En Haïti, l’ironie n’a jamais été aussi palpable. Alors que les massacres à Warf Jérémie et à Petite-Rivière de l’Artibonite laissent des familles en deuil et une population traumatisée, le « Konsèy Prezidansyèl Tranzisyon » (KPT) choisit de célébrer dans le confort de la Vila Dakèy. Une soirée festive, teintée d’insouciance, alors que les rues du pays crient justice et sécurité.
Le 19 décembre 2024, pendant que les corps s’empilent et que l’angoisse devient le quotidien de milliers de citoyens, Leslie Voltaire, président du KPT, adressait ses vœux de fin d’année. Autour de lui, un parterre de personnalités : le Premier ministre Alix Didier Fils-Aimé, des membres du gouvernement, des figures diplomatiques, et même les chefs des Forces armées et de la Police nationale. Une scène digne d’un tableau d’hypocrisie bien orchestré.
Dans son intervention, Leslie Voltaire a salué l’appui de la communauté internationale, avant de promettre que 2025 serait une année d’espoir. Un espoir pour qui, exactement ? Les habitants de Warf Jérémie, où Ayibopost rapporte plus de 300 morts, ou ceux de l’Artibonite, toujours sous la menace des gangs ? Pendant que les interventions policières peinent à contenir l’hémorragie de violence, les autorités préfèrent parler de futur radieux. Mais que faire de ces promesses creuses quand le présent est un cauchemar ?
Si l’on devait juger de l’engagement des autorités à travers cette fête, on comprend vite que les priorités sont ailleurs. Organiser un dîner, réunir l’élite politique et diplomatique, et partager des voeux semble bien plus urgent que de protéger des vies ou d’instaurer un semblant de sécurité. Ce contraste entre la réalité des citoyens et les agissements des dirigeants ne fait qu’alimenter une colère légitime.
Pourtant, ce n’est pas nouveau. Haïti est habituée à ces scènes où la déconnexion entre les dirigeants et le peuple atteint des sommets. Mais cette fois-ci, le fossé semble abyssal. Les morts s’accumulent, les familles pleurent, et les dirigeants trinquent. Ce tableau illustre parfaitement l’ironie tragique qui enveloppe le pays : un gouvernement qui promet un avenir meilleur tout en tournant le dos aux urgences du présent.

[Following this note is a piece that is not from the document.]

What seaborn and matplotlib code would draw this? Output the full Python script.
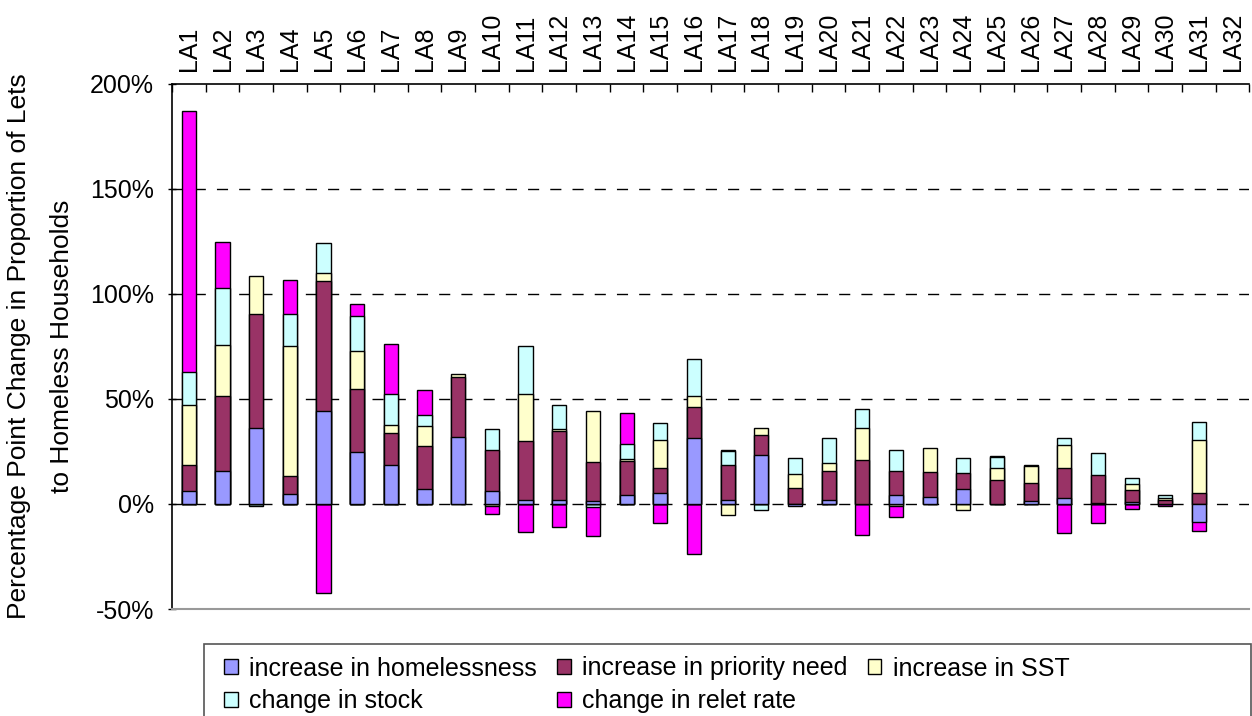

Pour les citoyens, il ne reste que des questions. Combien de massacres encore avant une vraie réaction ? Qui viendra réellement en aide à ceux qui en ont besoin ? Pendant ce temps, les dirigeants continuent de miser sur l’aide internationale, comme si les solutions devaient venir d’ailleurs. Une stratégie qui laisse peu de place à l’autonomie et encore moins à l’espoir d’un changement véritable.